- Country: Serbian Empire
- Founded: before 1356
- Dissolution: after 1384

= Bagaš noble family =

Serbian noble family

The Bagaš family (Багаш, Pagases) was a Serbian noble family that served the Serbian Kingdom and Empire.

==History==
The word Bagaš is derived from the Old Slavic measurement with the same name.

The family hailed from Kastoria. Some scholars believe that the Bagaš family was originally from Vranje in Serbia while some other scholars believe that historical sources do not confirm it. Some scholars believe the Bagaš family was of Vlach origin.

==Members==

- Antonije Bagaš (Antonios Pagases), nobleman, took monastic vows in Mount Athos between 1356 and 1366, taking the name Arsenios (Arsenije).
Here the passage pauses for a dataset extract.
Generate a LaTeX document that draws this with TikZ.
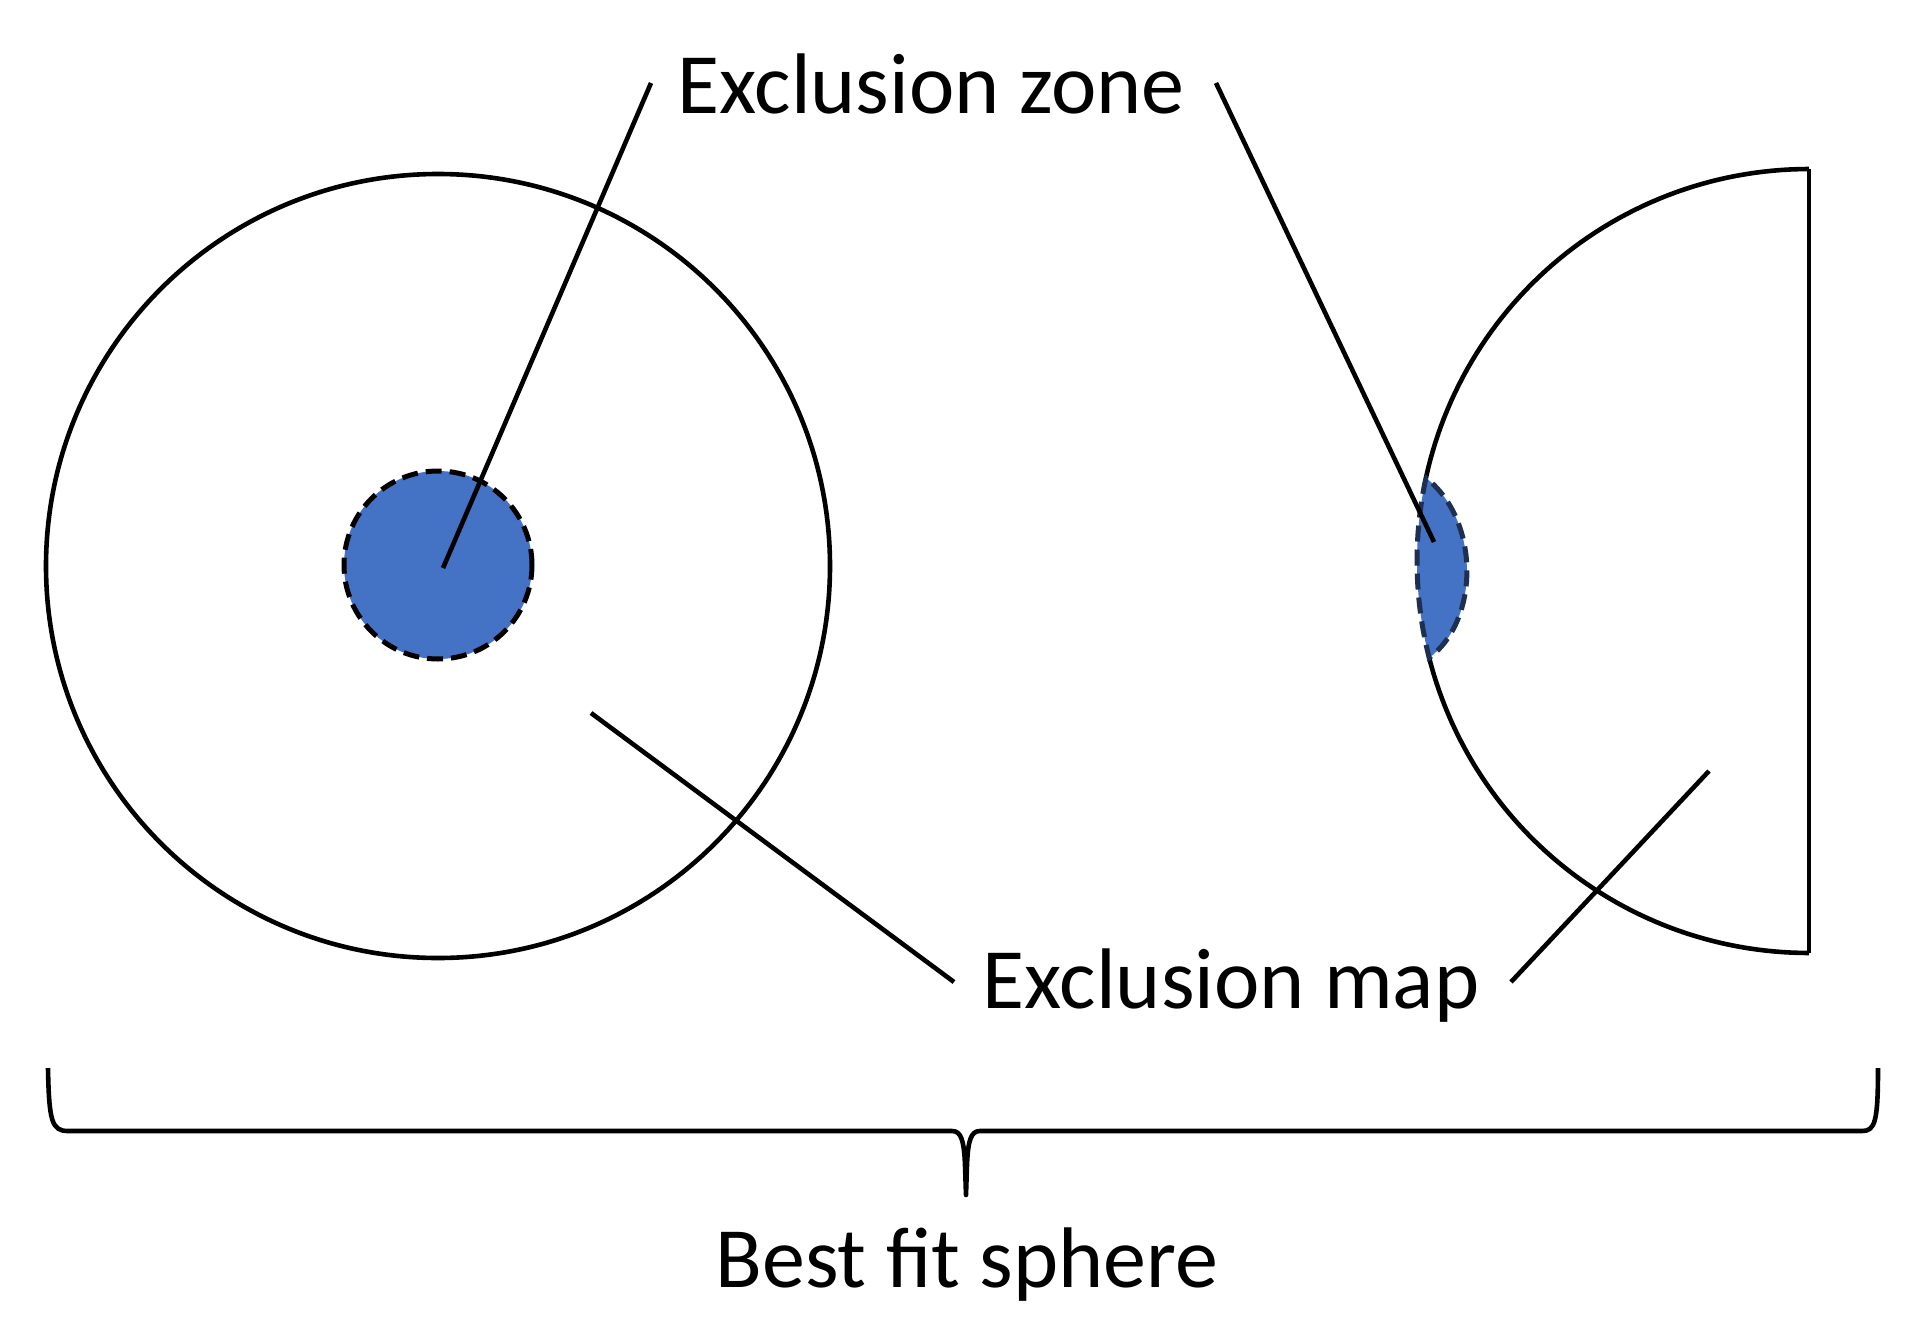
\documentclass[tikz,border=0pt]{standalone}
\usepackage{fontspec}
\setmainfont{Carlito}
\definecolor{zoneblue}{HTML}{4472C4}
\definecolor{dashnavy}{HTML}{1F2F4F}
\begin{document}
\begin{tikzpicture}[x=0.5pt,y=-0.5pt,
  outline/.style={line width=2.3pt, draw=black},
  leader/.style={line width=2.3pt, draw=black},
  lbl/.style={font=\fontsize{43}{51}\selectfont, inner sep=0pt, anchor=base},
  zonedash/.style={line width=2.5pt, dash pattern=on 8pt off 4pt}
]
\useasboundingbox (0,0) rectangle (1918,1333);

% labels
\node[lbl] (zonelbl) at (931,113) {Exclusion zone};
\node[lbl] (maplbl) at (1231,1008) {Exclusion map};
\node[lbl] (bfslbl) at (967,1287) {Best fit sphere};

% left: full sphere map
\node[circle, outline, minimum size=392pt, inner sep=0pt] (bigc) at (438,566) {};
\node[circle, fill=zoneblue, draw=black, zonedash, minimum size=94pt, inner sep=0pt] (zone1) at (438,565) {};

% right: half sphere map
\coordinate (rtop) at (1809,169);
\coordinate (rbot) at (1809,953);
\draw[outline] plot[domain=270:192.2, samples=60, variable=\t] ({1809+392*cos(\t)},{561+392*sin(\t)});
\draw[outline] plot[domain=165.7:90, samples=60, variable=\t] ({1809+392*cos(\t)},{561+392*sin(\t)});
\draw[outline] (rtop) -- (rbot);

% lens-shaped exclusion zone
\path[fill=zoneblue] plot[domain=192.2:165.7, samples=20, variable=\t] ({1809+392*cos(\t)},{561+392*sin(\t)})
  .. controls (1480,620) and (1480,520) .. (1426,478) -- cycle;
\draw[draw=dashnavy, zonedash] plot[domain=192.2:165.7, samples=20, variable=\t] ({1809+392*cos(\t)},{561+392*sin(\t)})
  .. controls (1480,620) and (1480,520) .. (1426,478) -- cycle;

% leader lines
\coordinate (z1a) at (651,83);
\coordinate (z1b) at (443,568);
\coordinate (z2a) at (1216,83);
\coordinate (z2b) at (1434,542);
\coordinate (m1a) at (591,713);
\coordinate (m1b) at (954,982);
\coordinate (m2a) at (1511,982);
\coordinate (m2b) at (1709,771);
\draw[leader] (z1a) -- (z1b);
\draw[leader] (z2a) -- (z2b);
\draw[leader] (m1a) -- (m1b);
\draw[leader] (m2a) -- (m2b);

% brace
\coordinate (bl) at (48,1068);
\coordinate (br) at (1878,1068);
\coordinate (btip) at (966,1195);
\draw[outline, line join=round] (bl) .. controls (49,1122) and (52,1131) .. (68,1131)
  -- (952,1131) .. controls (961,1131) and (964,1140) .. (965,1165) -- (btip)
  -- (967,1165) .. controls (968,1140) and (971,1131) .. (980,1131)
  -- (1862,1131) .. controls (1875,1131) and (1878,1122) .. (br);
\end{tikzpicture}
\end{document}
He bought and restored the ruined Athonite monastery of Saint Paul with the help of Nikola Radonja and became its abbott.
- Nikola Bagaš (Nicholas Baldouin Pagases), nobleman, donated the monastery of Mesonesiotissa near Kastoria, Kastoria, together with villages, churches and other property to the monastery his brother Antonije in 1384. He was married to the daughter of Radoslav Hlapen.

There were several Serbian noblemen to which Antonije and Nikola might be related, such as Baldovin and Župan Maljušat, son of knez Baldovin who controlled region of Vranje. Based on Nikola's surname (Baldovin Bagaš) some scholars concluded that they were indeed related.